▶ _Task brief_: Go through the listing below and gather every line with the word "that".

▶ _Supplied data_:

>>>>

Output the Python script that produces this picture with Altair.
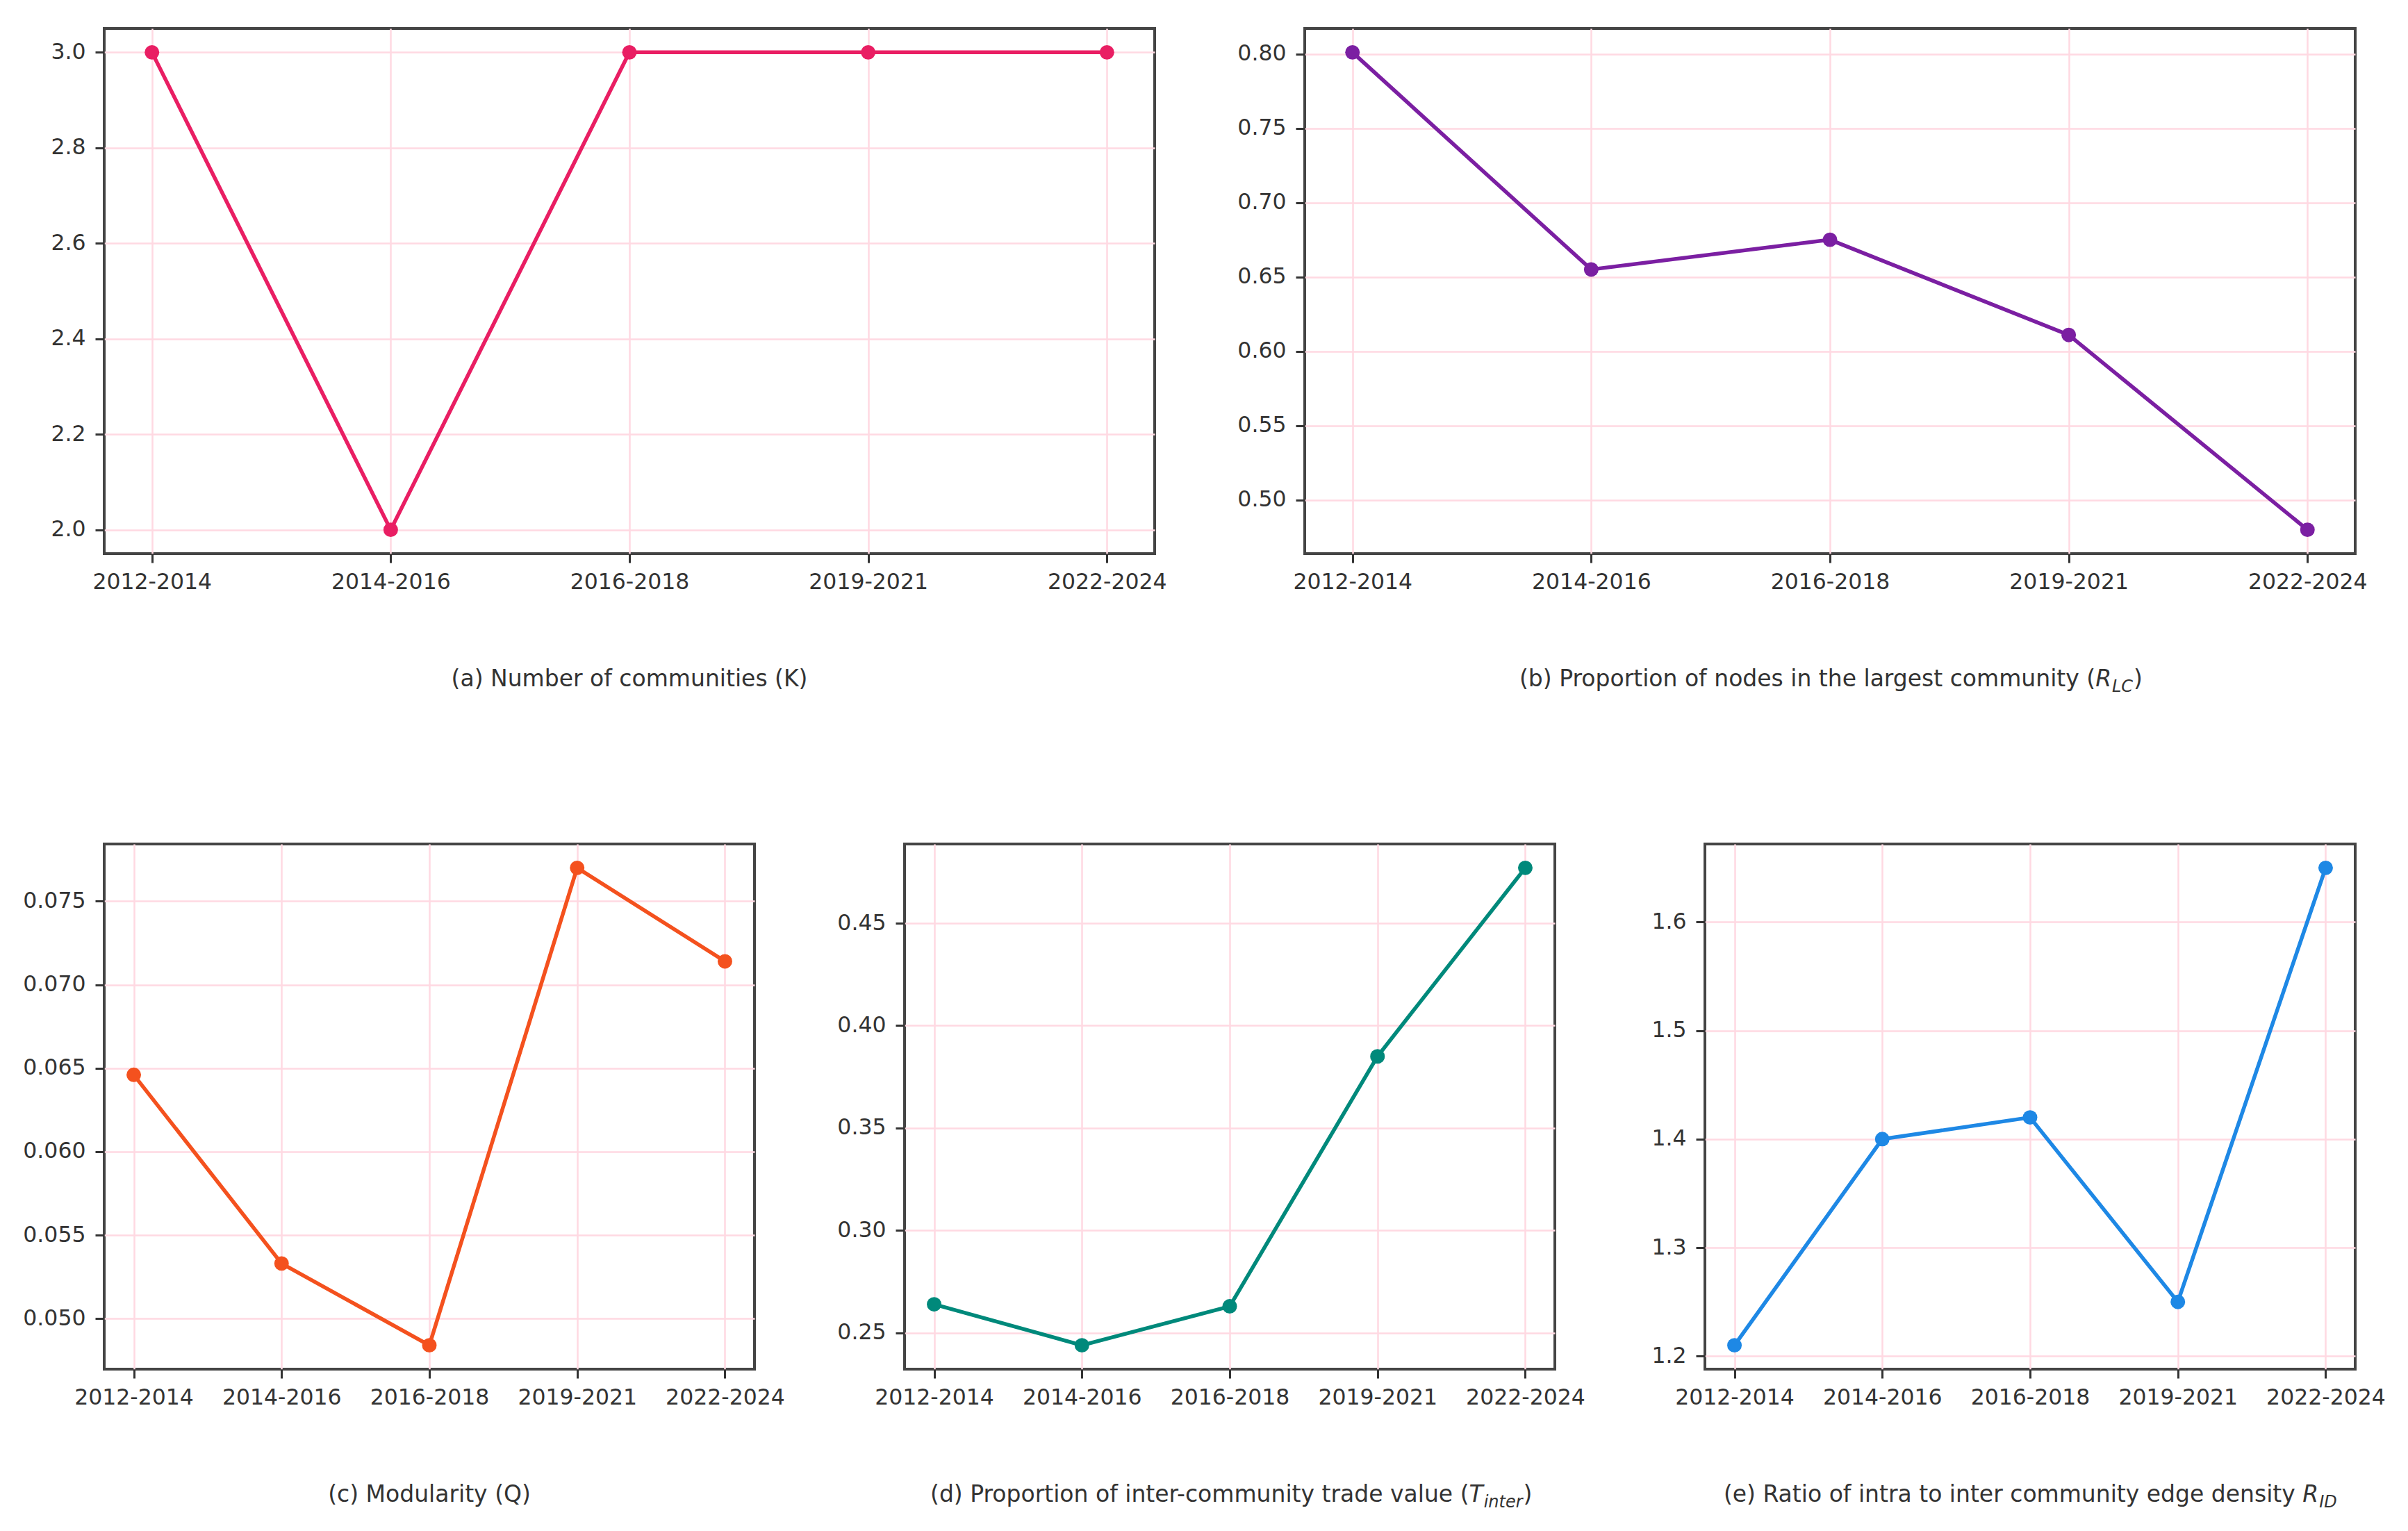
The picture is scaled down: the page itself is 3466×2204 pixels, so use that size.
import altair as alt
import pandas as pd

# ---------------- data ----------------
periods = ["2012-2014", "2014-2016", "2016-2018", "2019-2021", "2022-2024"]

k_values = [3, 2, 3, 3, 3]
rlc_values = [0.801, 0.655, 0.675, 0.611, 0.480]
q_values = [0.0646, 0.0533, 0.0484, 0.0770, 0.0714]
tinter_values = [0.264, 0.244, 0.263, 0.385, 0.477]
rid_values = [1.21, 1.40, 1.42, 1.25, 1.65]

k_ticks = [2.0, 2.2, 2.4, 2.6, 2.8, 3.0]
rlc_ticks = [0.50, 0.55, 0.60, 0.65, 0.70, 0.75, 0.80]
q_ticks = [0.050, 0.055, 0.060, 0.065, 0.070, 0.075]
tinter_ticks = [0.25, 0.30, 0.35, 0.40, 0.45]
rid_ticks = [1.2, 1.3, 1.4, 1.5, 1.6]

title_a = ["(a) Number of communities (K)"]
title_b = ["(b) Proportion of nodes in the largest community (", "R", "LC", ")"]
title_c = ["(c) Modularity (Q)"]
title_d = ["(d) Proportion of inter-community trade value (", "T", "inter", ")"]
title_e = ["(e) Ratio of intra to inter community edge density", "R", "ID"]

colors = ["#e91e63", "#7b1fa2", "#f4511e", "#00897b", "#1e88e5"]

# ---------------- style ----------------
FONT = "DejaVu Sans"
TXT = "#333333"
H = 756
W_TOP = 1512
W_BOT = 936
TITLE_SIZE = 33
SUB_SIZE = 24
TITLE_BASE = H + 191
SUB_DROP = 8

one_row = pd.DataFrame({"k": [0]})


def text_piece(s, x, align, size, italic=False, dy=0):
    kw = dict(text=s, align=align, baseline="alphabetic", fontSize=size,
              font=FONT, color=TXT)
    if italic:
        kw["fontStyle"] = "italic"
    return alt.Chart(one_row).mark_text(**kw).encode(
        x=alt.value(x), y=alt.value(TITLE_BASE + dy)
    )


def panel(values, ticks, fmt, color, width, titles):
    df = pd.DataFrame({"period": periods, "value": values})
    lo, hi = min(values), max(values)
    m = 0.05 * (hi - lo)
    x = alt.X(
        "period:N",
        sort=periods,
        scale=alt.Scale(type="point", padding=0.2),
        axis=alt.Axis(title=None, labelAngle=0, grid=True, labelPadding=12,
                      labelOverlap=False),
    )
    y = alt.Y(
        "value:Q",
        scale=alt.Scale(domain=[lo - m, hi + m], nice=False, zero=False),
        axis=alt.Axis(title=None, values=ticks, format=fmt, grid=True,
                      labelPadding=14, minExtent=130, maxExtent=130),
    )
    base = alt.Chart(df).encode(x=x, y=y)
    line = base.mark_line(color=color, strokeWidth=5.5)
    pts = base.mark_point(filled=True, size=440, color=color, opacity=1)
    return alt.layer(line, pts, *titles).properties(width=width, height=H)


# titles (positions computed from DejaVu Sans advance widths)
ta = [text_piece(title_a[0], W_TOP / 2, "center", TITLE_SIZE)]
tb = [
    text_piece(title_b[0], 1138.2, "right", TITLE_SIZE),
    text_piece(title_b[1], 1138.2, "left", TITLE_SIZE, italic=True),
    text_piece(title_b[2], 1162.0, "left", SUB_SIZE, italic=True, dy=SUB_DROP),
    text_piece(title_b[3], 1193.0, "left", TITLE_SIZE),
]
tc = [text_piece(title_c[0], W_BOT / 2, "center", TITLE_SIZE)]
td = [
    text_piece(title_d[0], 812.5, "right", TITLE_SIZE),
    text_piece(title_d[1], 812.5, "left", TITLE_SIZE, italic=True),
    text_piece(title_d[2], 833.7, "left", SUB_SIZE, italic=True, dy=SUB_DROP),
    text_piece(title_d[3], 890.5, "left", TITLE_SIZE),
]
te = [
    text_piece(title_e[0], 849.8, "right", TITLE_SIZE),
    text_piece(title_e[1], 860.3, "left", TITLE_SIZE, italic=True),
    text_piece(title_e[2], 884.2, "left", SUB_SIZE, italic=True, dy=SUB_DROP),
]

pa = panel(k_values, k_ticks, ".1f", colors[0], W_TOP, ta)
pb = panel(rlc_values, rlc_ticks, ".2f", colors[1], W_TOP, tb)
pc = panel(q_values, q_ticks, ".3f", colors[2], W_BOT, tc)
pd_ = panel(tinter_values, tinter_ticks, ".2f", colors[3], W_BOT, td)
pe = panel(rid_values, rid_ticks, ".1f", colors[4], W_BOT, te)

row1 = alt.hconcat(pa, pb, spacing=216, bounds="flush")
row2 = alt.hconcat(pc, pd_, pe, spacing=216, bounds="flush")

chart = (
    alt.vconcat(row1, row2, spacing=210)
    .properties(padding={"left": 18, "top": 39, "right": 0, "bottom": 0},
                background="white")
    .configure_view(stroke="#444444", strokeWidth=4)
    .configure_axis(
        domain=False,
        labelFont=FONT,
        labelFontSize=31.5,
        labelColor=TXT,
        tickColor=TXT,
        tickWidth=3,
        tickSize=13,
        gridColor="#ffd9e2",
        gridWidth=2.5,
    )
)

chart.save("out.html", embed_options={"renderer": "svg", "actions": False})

<<<<

▶ _Result of this task_:
Output the Python script that produces this picture with Altair.
The picture is scaled down: the page itself is 3466×2204 pixels, so use that size.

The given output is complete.